Friendship is both about being there for someone when she needs you but, even harder, stepping back, when she asks you to. We are all stepping back in honor of your request, in honor of Max. We will miss you, Max, and we will hurt because we know our dear friend Judy Judith is hurting. Don’t worry, Max, you can count on us to take care of her for you. In memory of you, Llliiiiickingly yours, Lexi-Pro and her human friends.

I’d Be Lost Without You

2008-10-22 - 010 - Kona, Hawaii, snorkeling, f...

Image by cfinke via Flickr

Every morning I am greeted with a smile, a hug and a freshly brewed cup of coffee. He even sniffs the milk before he pours, knowing I have a super-sensitive nose and will gag if I even think something has gone sour. Today there was a small fruit cup with blueberries, strawberries and cantaloupe, sliced with love from a steady, beautiful hand. My hands shake so he carries the full cup of coffee to me, so I don’t feel bad and so there will be no spills on our fake linoleum Spanish tiles in the kitchen. In the middle of the night our feet or hands search for each other for reassurance and comfort. I don’t even mind when he snores loudly, though I do punch him lightly in the arm. Without protest he turns over. I used to say “turn over” but with our marriage code I have shortened the phrase to “apple” as in apple turnover and he knows exactly what I mean.

We have our own language, he and I, built on twenty-five years of togetherness, love and friendship. We are each others’ best friend.  I am not saying we have always had the perfect marriage because no marriage is perfect. We have had our rough years, our tough times but we struggle through it together, knowing that home is not just a place but a feeling. I sat through a Gordon Lightfoot concert for him, he came to see Neil Diamond for me. Sometimes he blurt things out that are supposed to be secret; sometimes I reveal my feelings when I shouldn’t. Sam Adams for him, Diet Coke for me. His Scotch is my Yoo-hoo, his dark chocolate is my milk chocolate.

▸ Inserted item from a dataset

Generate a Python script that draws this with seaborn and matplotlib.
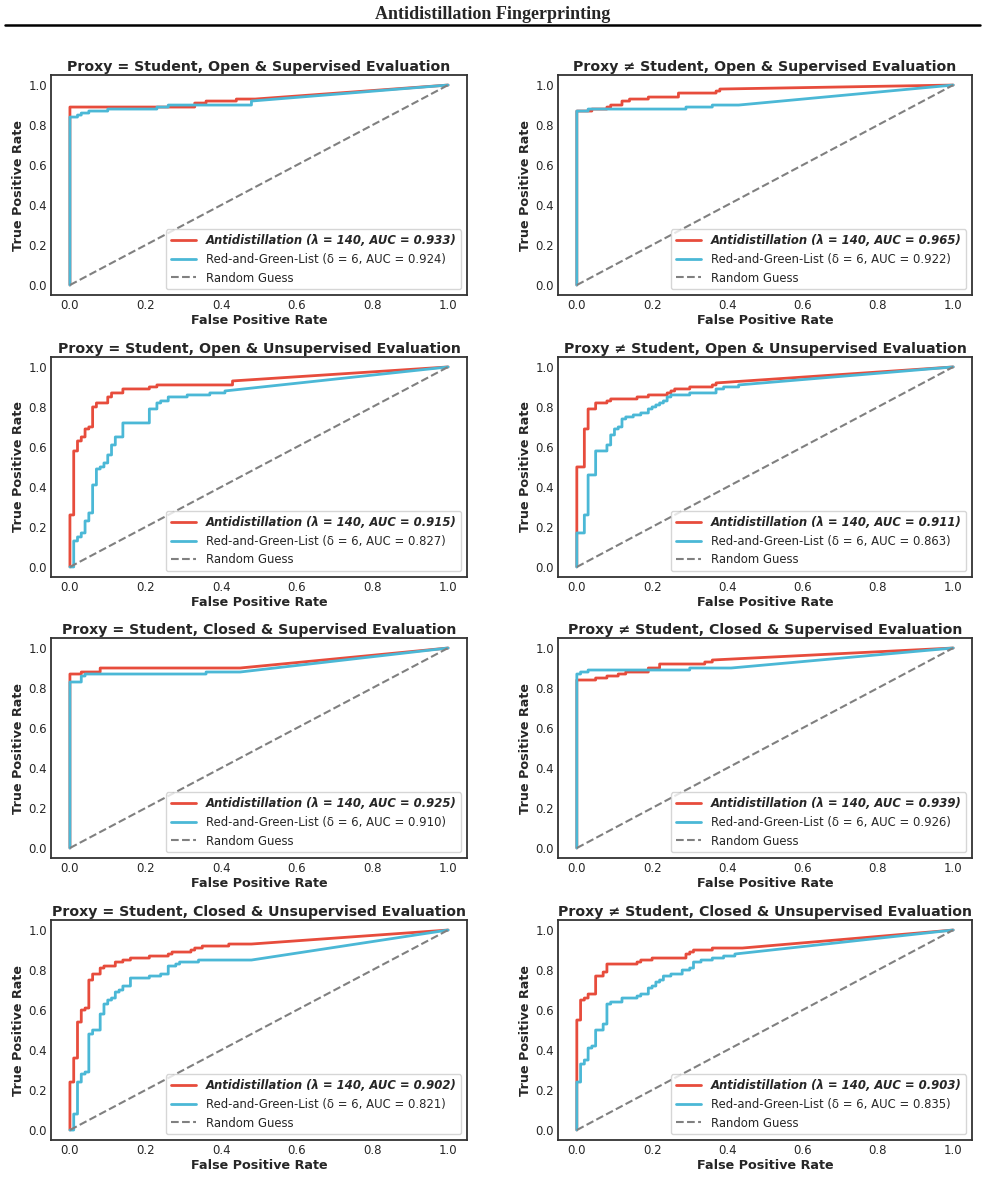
import matplotlib
matplotlib.use("Agg")
import matplotlib.pyplot as plt
import seaborn as sns

# panel titles and AUC values
titles = [
    "Proxy = Student, Open & Supervised Evaluation",
    "Proxy ≠ Student, Open & Supervised Evaluation",
    "Proxy = Student, Open & Unsupervised Evaluation",
    "Proxy ≠ Student, Open & Unsupervised Evaluation",
    "Proxy = Student, Closed & Supervised Evaluation",
    "Proxy ≠ Student, Closed & Supervised Evaluation",
    "Proxy = Student, Closed & Unsupervised Evaluation",
    "Proxy ≠ Student, Closed & Unsupervised Evaluation",
]
auc_ad = [0.933, 0.965, 0.915, 0.911, 0.925, 0.939, 0.902, 0.903]
auc_rg = [0.924, 0.922, 0.827, 0.863, 0.910, 0.926, 0.821, 0.835]

# ROC step points (fpr where tpr jumps, tpr level after the jump)
p1_ad_x = [0, 0.33, 0.36, 0.44, 0.49]
p1_ad_y = [0.89, 0.91, 0.92, 0.93, 0.93]
p1_rg_x = [0, 0.02, 0.03, 0.05, 0.10, 0.23, 0.26, 0.48]
p1_rg_y = [0.84, 0.85, 0.86, 0.87, 0.88, 0.89, 0.90, 0.92]

p2_ad_x = [0, 0.04, 0.08, 0.09, 0.12, 0.14, 0.19, 0.27, 0.37, 0.38]
p2_ad_y = [0.87, 0.88, 0.89, 0.90, 0.92, 0.93, 0.94, 0.96, 0.97, 0.98]
p2_rg_x = [0, 0.03, 0.29, 0.36, 0.43]
p2_rg_y = [0.87, 0.88, 0.89, 0.90, 0.90]

p3_ad_x = [0, 0.01, 0.02, 0.03, 0.04, 0.05, 0.06, 0.07, 0.10, 0.11, 0.14, 0.21, 0.23, 0.43]
p3_ad_y = [0.26, 0.58, 0.63, 0.65, 0.69, 0.70, 0.80, 0.82, 0.85, 0.87, 0.89, 0.90, 0.91, 0.93]
p3_rg_x = [0, 0.01, 0.02, 0.03, 0.04, 0.05, 0.06, 0.07, 0.08, 0.09, 0.10, 0.11, 0.12, 0.14,
           0.21, 0.23, 0.24, 0.26, 0.31, 0.37, 0.41]
p3_rg_y = [0.0, 0.13, 0.15, 0.17, 0.23, 0.27, 0.41, 0.49, 0.50, 0.52, 0.56, 0.61, 0.65, 0.72,
           0.79, 0.82, 0.83, 0.85, 0.86, 0.87, 0.88]

p4_ad_x = [0, 0.02, 0.03, 0.05, 0.08, 0.09, 0.16, 0.19, 0.24, 0.25, 0.26, 0.30, 0.36, 0.37]
p4_ad_y = [0.50, 0.69, 0.79, 0.82, 0.83, 0.84, 0.85, 0.86, 0.87, 0.88, 0.89, 0.90, 0.91, 0.92]
p4_rg_x = [0, 0.02, 0.03, 0.05, 0.08, 0.09, 0.10, 0.11, 0.12, 0.13, 0.15, 0.17, 0.19, 0.20,
           0.21, 0.22, 0.23, 0.24, 0.25, 0.30, 0.37, 0.39, 0.43]
p4_rg_y = [0.17, 0.26, 0.46, 0.58, 0.61, 0.66, 0.69, 0.70, 0.74, 0.75, 0.76, 0.77, 0.79, 0.80,
           0.81, 0.82, 0.83, 0.85, 0.86, 0.87, 0.89, 0.90, 0.91]

p5_ad_x = [0, 0.03, 0.08, 0.45]
p5_ad_y = [0.87, 0.88, 0.90, 0.90]
p5_rg_x = [0, 0.03, 0.04, 0.36, 0.45]
p5_rg_y = [0.83, 0.86, 0.87, 0.88, 0.88]

p6_ad_x = [0, 0.05, 0.08, 0.11, 0.13, 0.19, 0.22, 0.34, 0.36]
p6_ad_y = [0.84, 0.85, 0.86, 0.87, 0.88, 0.90, 0.92, 0.93, 0.94]
p6_rg_x = [0, 0.01, 0.03, 0.30, 0.41]
p6_rg_y = [0.87, 0.88, 0.89, 0.90, 0.90]

p7_ad_x = [0, 0.01, 0.02, 0.03, 0.04, 0.05, 0.06, 0.08, 0.09, 0.12, 0.14, 0.16, 0.21, 0.26,
           0.27, 0.32, 0.33, 0.35, 0.42, 0.48]
p7_ad_y = [0.24, 0.36, 0.54, 0.60, 0.61, 0.75, 0.78, 0.81, 0.82, 0.84, 0.85, 0.86, 0.87, 0.88,
           0.89, 0.90, 0.91, 0.92, 0.93, 0.93]
p7_rg_x = [0, 0.01, 0.02, 0.03, 0.04, 0.05, 0.06, 0.08, 0.09, 0.10, 0.11, 0.12, 0.13, 0.14,
           0.16, 0.21, 0.24, 0.26, 0.28, 0.29, 0.34, 0.48]
p7_rg_y = [0.0, 0.08, 0.24, 0.28, 0.29, 0.48, 0.50, 0.58, 0.63, 0.65, 0.66, 0.69, 0.70, 0.72,
           0.76, 0.77, 0.78, 0.82, 0.83, 0.84, 0.85, 0.85]

p8_ad_x = [0, 0.01, 0.02, 0.03, 0.05, 0.07, 0.08, 0.16, 0.17, 0.20, 0.29, 0.30, 0.31, 0.36, 0.44]
p8_ad_y = [0.55, 0.65, 0.66, 0.68, 0.77, 0.79, 0.83, 0.84, 0.85, 0.86, 0.88, 0.89, 0.90, 0.91, 0.91]
p8_rg_x = [0, 0.01, 0.02, 0.03, 0.04, 0.05, 0.07, 0.08, 0.09, 0.12, 0.16, 0.17, 0.19, 0.20,
           0.21, 0.22, 0.23, 0.25, 0.28, 0.30, 0.31, 0.33, 0.36, 0.39, 0.42]
p8_rg_y = [0.24, 0.33, 0.35, 0.41, 0.42, 0.50, 0.53, 0.63, 0.64, 0.66, 0.67, 0.68, 0.71, 0.72,
           0.74, 0.75, 0.77, 0.78, 0.80, 0.81, 0.84, 0.85, 0.86, 0.87, 0.88]

ad_x = [p1_ad_x, p2_ad_x, p3_ad_x, p4_ad_x, p5_ad_x, p6_ad_x, p7_ad_x, p8_ad_x]
ad_y = [p1_ad_y, p2_ad_y, p3_ad_y, p4_ad_y, p5_ad_y, p6_ad_y, p7_ad_y, p8_ad_y]
rg_x = [p1_rg_x, p2_rg_x, p3_rg_x, p4_rg_x, p5_rg_x, p6_rg_x, p7_rg_x, p8_rg_x]
rg_y = [p1_rg_y, p2_rg_y, p3_rg_y, p4_rg_y, p5_rg_y, p6_rg_y, p7_rg_y, p8_rg_y]

RED = "#E74C3C"
BLUE = "#4BB8D6"


def staircase(xs, ys):
    # ROC corners: horizontal then vertical, last point joins (1, 1)
    fx, fy = [0.0], [0.0]
    prev = 0.0
    for x, y in zip(xs, ys):
        fx += [x, x]
        fy += [prev, y]
        prev = y
    fx.append(1.0)
    fy.append(1.0)
    return fx, fy


sns.set_style("white")
plt.rcParams["font.family"] = ["DejaVu Sans"]

fig = plt.figure(figsize=(9.85, 11.95), dpi=100)

fig.text(0.5, 0.988, "Antidistillation Fingerprinting", ha="center", va="center",
         family="Liberation Serif", fontweight="bold", fontsize=13)
fig.add_artist(plt.Line2D([0.005, 0.995], [0.979, 0.979], color="black", lw=1.8,
                          transform=fig.transFigure))

lefts = [0.0518, 0.5665]
widths = [0.4223, 0.4203]
bottoms = [0.7531, 0.5172, 0.2820, 0.0460]
height = 0.1841

for i in range(8):
    r, c = divmod(i, 2)
    ax = fig.add_axes([lefts[c], bottoms[r], widths[c], height])
    x1, y1 = staircase(ad_x[i], ad_y[i])
    x2, y2 = staircase(rg_x[i], rg_y[i])
    sns.lineplot(x=x1, y=y1, sort=False, estimator=None, color=RED, lw=2, ax=ax,
                 label=f"Antidistillation (λ = 140, AUC = {auc_ad[i]:.3f})")
    sns.lineplot(x=x2, y=y2, sort=False, estimator=None, color=BLUE, lw=2, ax=ax,
                 label=f"Red-and-Green-List (δ = 6, AUC = {auc_rg[i]:.3f})")
    sns.lineplot(x=[0, 1], y=[0, 1], color="gray", lw=1.5, linestyle="--", ax=ax,
                 label="Random Guess")
    ax.set_xlim(-0.05, 1.05)
    ax.set_ylim(-0.05, 1.05)
    ax.set_xticks([0, 0.2, 0.4, 0.6, 0.8, 1.0])
    ax.set_yticks([0, 0.2, 0.4, 0.6, 0.8, 1.0])
    ax.tick_params(labelsize=8.5, length=0, pad=3)
    for s in ax.spines.values():
        s.set_linewidth(1.3)
        s.set_color("0.2")
    ax.set_title(titles[i], fontsize=10.2, fontweight="bold", pad=3)
    ax.set_xlabel("False Positive Rate", fontsize=9.2, fontweight="bold", labelpad=1)
    ax.set_ylabel("True Positive Rate", fontsize=9.2, fontweight="bold", labelpad=2)
    leg = ax.legend(loc="lower right", fontsize=8.4, frameon=True, handlelength=2.2)
    leg.get_texts()[0].set_fontweight("bold")
    leg.get_texts()[0].set_fontstyle("italic")

fig.savefig("out.png", dpi=100)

I want our children to see that our marriage is strong, loving, yet not without flaws. I want them to know that marriage, like any relationship, needs work, a strong commitment and loving companionship. We help each other when difficult situations arise, and in life, they always do. When we were first married, we went through the infertility process together; it breaks many couples apart yet it brought us closer together. We share pain and joy, I am more emotional, he is more practical. We balance each other like a delicate balancing toy, sometimes tipping over, always able to right itself to startling precision.We try to laugh even during hard times. He has taught me to be less pessimistic; I have taught him that it is okay to be vulnerable.

Through the 25 years of our relationship we have grown closer together even after we have grown apart. He likes skiing, I like sunshine, he plays racquetball, I need to write. For a little while we thought it was odd that we did not share activities in common but we adjusted and compromised. We trust each other so that if he wants to go skiing, he goes with a friend. If I need sunshine in the middle of a gray, cold winter, I have flown to Florida for a few days. We can be independent of each other yet always happy to reconnect. We share the joy of traveling together, France, Australia, Amsterdam,  Aruba, Rhode Island. We held hands when we snorkeling on our engagement trip in Hawaii, my most favorite memory. While he would prefer to stomp through old ruins, I would rather walk on the beach finding seashells; we compromise.

He is an atheist, I believe in G-d. We have two amazing children, a boy, 18 and a girl, 16. We share their triumphs and their pain; we help each other deal with our ever-changing reality. If the children attack us, as teenagers often do, we immediately look at each other. The silent language of marriage is a subtle one, but we speak it fluently.

I fear the day that one of us is left alone. I pray it won’t be for a very long time yet thinking about it frightens me. He is the one person that I trust with my life, that I can count on without question. He feels the same way about me. We know the best and the worst of each other and accept and acknowledge both. If I had to, I know deep down, that I could survive without him; I just don’t want to.